:: Provided data ::

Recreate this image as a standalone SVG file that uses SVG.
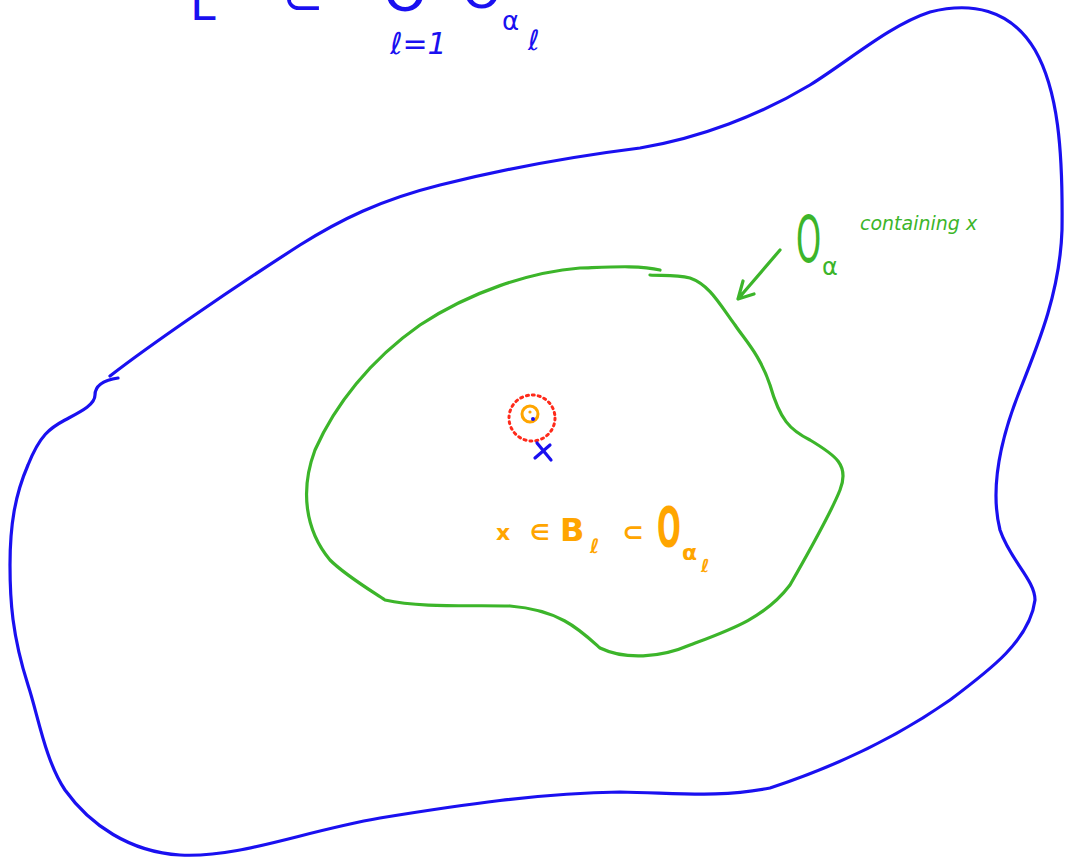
<svg xmlns="http://www.w3.org/2000/svg" width="1065" height="859" viewBox="0 0 1065 859">
<style>
.blue{fill:none;stroke:#1a10f0;stroke-width:3.2;stroke-linecap:round;stroke-linejoin:round}
.green{fill:none;stroke:#3cb52a;stroke-width:3.2;stroke-linecap:round;stroke-linejoin:round}
.tb{fill:#1a10f0;font-family:"DejaVu Sans",sans-serif}
.tg{fill:#3cb52a;font-family:"DejaVu Sans",sans-serif}
.to{fill:#ffa500;font-family:"DejaVu Sans",sans-serif;font-weight:bold}
</style>
<rect width="1065" height="859" fill="#fff"/>
<g id="outer-set">
<path class="blue" d="M110,376 C150,345 230,290 300,245 C340,220 380,200 440,185 C500,170 560,158 640,148 C700,138 760,115 810,85 C850,60 890,25 930,12 C970,2 1010,8 1035,50 C1058,90 1063,150 1062,230 C1060,290 1040,340 1020,390 C1000,440 990,490 1000,530 C1010,560 1035,580 1035,600 C1030,640 990,670 950,700 C900,735 840,765 770,788 C720,798 680,793 620,792 C540,793 460,805 380,818 C300,832 240,858 180,855 C130,852 90,825 65,790 C45,760 38,715 28,685 C12,635 10,600 10,565 C10,525 15,495 28,465 C40,435 50,428 65,420 C80,412 95,405 95,395 C95,385 105,380 118,378"/>
</g>
<g id="open-set">
<path class="green" d="M660,270 C640,265 610,267 580,268 C530,272 470,292 420,325 C370,360 335,405 315,450 C300,490 305,530 330,560 C345,575 370,590 385,600 C420,608 470,605 510,606 C560,610 580,630 600,648 C625,660 660,658 690,645 C730,630 765,618 790,585 C810,550 830,515 840,490 C850,465 835,455 810,440 C790,430 780,420 770,385 C760,355 745,340 735,325 C720,305 710,285 690,278 C675,274 660,276 650,275"/>
<path class="green" d="M780,250 L738,299 M743,281 L738,299 L754,294"/>
</g>
<g id="ball">
<circle cx="532" cy="418" r="23" fill="none" stroke="#ff2a1a" stroke-width="3" stroke-dasharray="2 4" stroke-linecap="round"/>
<circle cx="530" cy="414" r="8" fill="none" stroke="#ffa500" stroke-width="3"/>
<circle cx="530" cy="412" r="1.6" fill="#ffa500"/>
<circle cx="533" cy="419" r="2" fill="#1a10f0"/>
</g>
<g id="point-x">
<path class="blue" d="M537,443 L551,460 M550,445 L535,458"/>
</g>
<g id="top-formula">
<text class="tb" x="190" y="20" font-size="46">L</text>
<text class="tb" x="282" y="14" font-size="50">⊂</text>
<text class="tb" x="383" y="10" font-size="56">O</text>
<text class="tb" x="462" y="8" font-size="50">O</text>
<text class="tb" x="502" y="30" font-size="26">α</text>
<text class="tb" x="390" y="54" font-size="30" font-style="italic">ℓ=1</text>
<text class="tb" x="528" y="50" font-size="28" font-style="italic">ℓ</text>
</g>
<g id="label-O-alpha">
<text class="tg" x="0" y="0" font-size="64" transform="translate(796,262) scale(0.5,1)">O</text>
<text class="tg" x="822" y="275" font-size="24">α</text>
<text class="tg" x="860" y="230" font-size="19" font-style="italic">containing x</text>
</g>
<g id="label-ball">
<text class="to" x="496" y="540" font-size="22">x</text>
<text class="to" x="530" y="540" font-size="22">∈</text>
<text class="to" x="560" y="541" font-size="32">B</text>
<text class="to" x="590" y="553" font-size="20" font-style="italic">ℓ</text>
<text class="to" x="622" y="541" font-size="26">⊂</text>
<text class="to" x="0" y="0" font-size="56" transform="translate(657,546) scale(0.5,1)">O</text>
<text class="to" x="682" y="560" font-size="22">α</text>
<text class="to" x="701" y="572" font-size="18" font-style="italic">ℓ</text>
</g>
</svg>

:::

**What needs to be done**
Replicate the material above verbatim; images stay out of the copy.

**Task solution**
Recreate this image as a standalone SVG file that uses SVG.
<svg xmlns="http://www.w3.org/2000/svg" width="1065" height="859" viewBox="0 0 1065 859">
<style>
.blue{fill:none;stroke:#1a10f0;stroke-width:3.2;stroke-linecap:round;stroke-linejoin:round}
.green{fill:none;stroke:#3cb52a;stroke-width:3.2;stroke-linecap:round;stroke-linejoin:round}
.tb{fill:#1a10f0;font-family:"DejaVu Sans",sans-serif}
.tg{fill:#3cb52a;font-family:"DejaVu Sans",sans-serif}
.to{fill:#ffa500;font-family:"DejaVu Sans",sans-serif;font-weight:bold}
</style>
<rect width="1065" height="859" fill="#fff"/>
<g id="outer-set">
<path class="blue" d="M110,376 C150,345 230,290 300,245 C340,220 380,200 440,185 C500,170 560,158 640,148 C700,138 760,115 810,85 C850,60 890,25 930,12 C970,2 1010,8 1035,50 C1058,90 1063,150 1062,230 C1060,290 1040,340 1020,390 C1000,440 990,490 1000,530 C1010,560 1035,580 1035,600 C1030,640 990,670 950,700 C900,735 840,765 770,788 C720,798 680,793 620,792 C540,793 460,805 380,818 C300,832 240,858 180,855 C130,852 90,825 65,790 C45,760 38,715 28,685 C12,635 10,600 10,565 C10,525 15,495 28,465 C40,435 50,428 65,420 C80,412 95,405 95,395 C95,385 105,380 118,378"/>
</g>
<g id="open-set">
<path class="green" d="M660,270 C640,265 610,267 580,268 C530,272 470,292 420,325 C370,360 335,405 315,450 C300,490 305,530 330,560 C345,575 370,590 385,600 C420,608 470,605 510,606 C560,610 580,630 600,648 C625,660 660,658 690,645 C730,630 765,618 790,585 C810,550 830,515 840,490 C850,465 835,455 810,440 C790,430 780,420 770,385 C760,355 745,340 735,325 C720,305 710,285 690,278 C675,274 660,276 650,275"/>
<path class="green" d="M780,250 L738,299 M743,281 L738,299 L754,294"/>
</g>
<g id="ball">
<circle cx="532" cy="418" r="23" fill="none" stroke="#ff2a1a" stroke-width="3" stroke-dasharray="2 4" stroke-linecap="round"/>
<circle cx="530" cy="414" r="8" fill="none" stroke="#ffa500" stroke-width="3"/>
<circle cx="530" cy="412" r="1.6" fill="#ffa500"/>
<circle cx="533" cy="419" r="2" fill="#1a10f0"/>
</g>
<g id="point-x">
<path class="blue" d="M537,443 L551,460 M550,445 L535,458"/>
</g>
<g id="top-formula">
<text class="tb" x="190" y="20" font-size="46">L</text>
<text class="tb" x="282" y="14" font-size="50">⊂</text>
<text class="tb" x="383" y="10" font-size="56">O</text>
<text class="tb" x="462" y="8" font-size="50">O</text>
<text class="tb" x="502" y="30" font-size="26">α</text>
<text class="tb" x="390" y="54" font-size="30" font-style="italic">ℓ=1</text>
<text class="tb" x="528" y="50" font-size="28" font-style="italic">ℓ</text>
</g>
<g id="label-O-alpha">
<text class="tg" x="0" y="0" font-size="64" transform="translate(796,262) scale(0.5,1)">O</text>
<text class="tg" x="822" y="275" font-size="24">α</text>
<text class="tg" x="860" y="230" font-size="19" font-style="italic">containing x</text>
</g>
<g id="label-ball">
<text class="to" x="496" y="540" font-size="22">x</text>
<text class="to" x="530" y="540" font-size="22">∈</text>
<text class="to" x="560" y="541" font-size="32">B</text>
<text class="to" x="590" y="553" font-size="20" font-style="italic">ℓ</text>
<text class="to" x="622" y="541" font-size="26">⊂</text>
<text class="to" x="0" y="0" font-size="56" transform="translate(657,546) scale(0.5,1)">O</text>
<text class="to" x="682" y="560" font-size="22">α</text>
<text class="to" x="701" y="572" font-size="18" font-style="italic">ℓ</text>
</g>
</svg>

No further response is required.